The sampling distribution of the sample variance is a chi-squared distribution with degree of freedom equals to $n-1$, where $n$ is the sample size (given that the random variable of interest is normally distributed).

Source

My intuition

It kinda makes intuitive sense to me 1) because a chi-square test looks like a sum of square and 2) because a Chi-squared distribution is just a sum of squared normal distribution. But still, I don't have a good understanding of it.

Question

Is the statement true? Why?

• The initial statement is false in general (it's false for two separate reasons). What is your source (your link is missing), and what does it actually say? Oct 27, 2014 at 23:31
• My question also comes to reaction to a question-answer in a introductory stats class for which the access is protected. The question is "What distribution is the sampling distribution of variance in wing length in flies?" and the answer is "Chi-squared distribution" Oct 27, 2014 at 23:42
• The quoted statement in your first comment is still false in general.
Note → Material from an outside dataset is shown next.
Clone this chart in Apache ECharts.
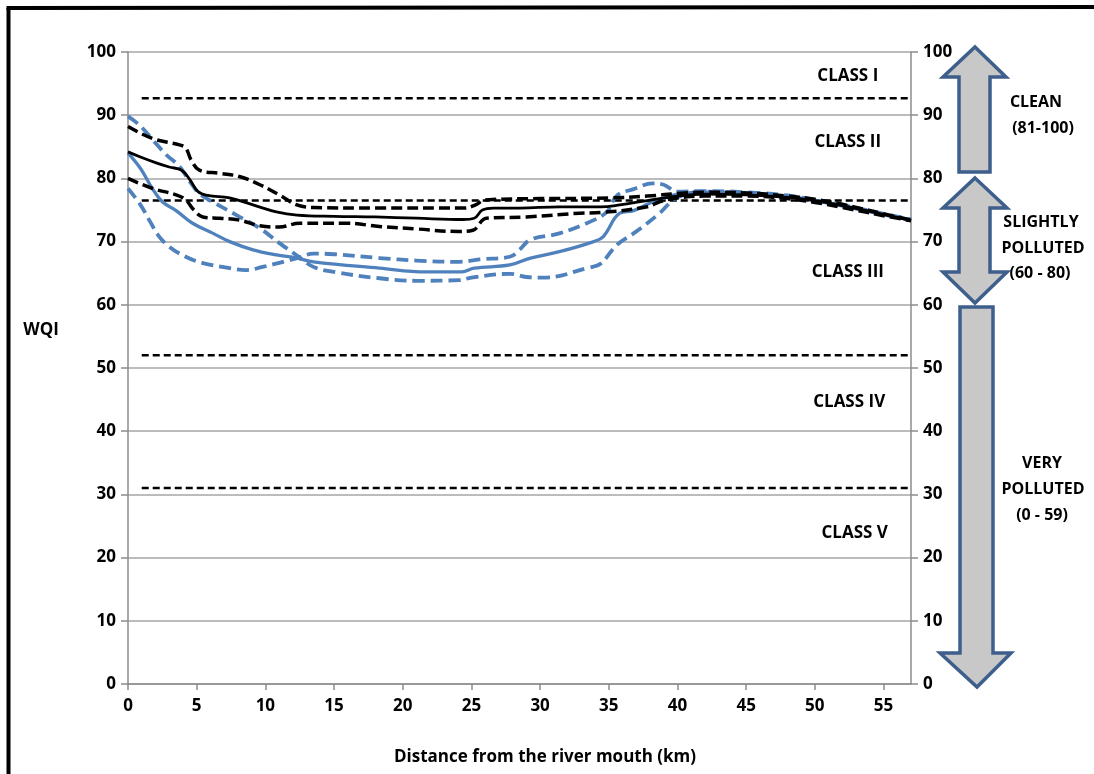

The comment at the end of the source is true (with the necessary assumptions): "when samples of size n are taken from a normal distribution with variance $\sigma^2$, the sampling distribution of the $(n-1)s^2/\sigma^2$ has a chi-square distribution with n-1 degrees of freedom." ... The answer to the question in your second comment will also be false -- unless, I suppose, someone has shown that wing length is normally distributed. (What basis could there be for asserting this to be true?) Oct 28, 2014 at 0:07
• So let's assume the wings are normally distributed, then the sampling distribution of $(n-1)s^2/\sigma^2$ would be chi-squared distributed. Why is it so? Oct 28, 2014 at 0:27
• Are you aware that a sum of squares of $k$ iid N(0,1) random variables is chi-squared with $k$ d.f.? Or is that the part you seek proof of? Oct 28, 2014 at 1:05

[I'll assume from the discussion in your question that you're happy to accept as fact that if $$Z_i, i=1,2,\ldots,k$$ are independent identically distributed $$N(0,1)$$ random variables then $$\sum_{i=1}^{k}Z_i^2\sim \chi^2_k$$.]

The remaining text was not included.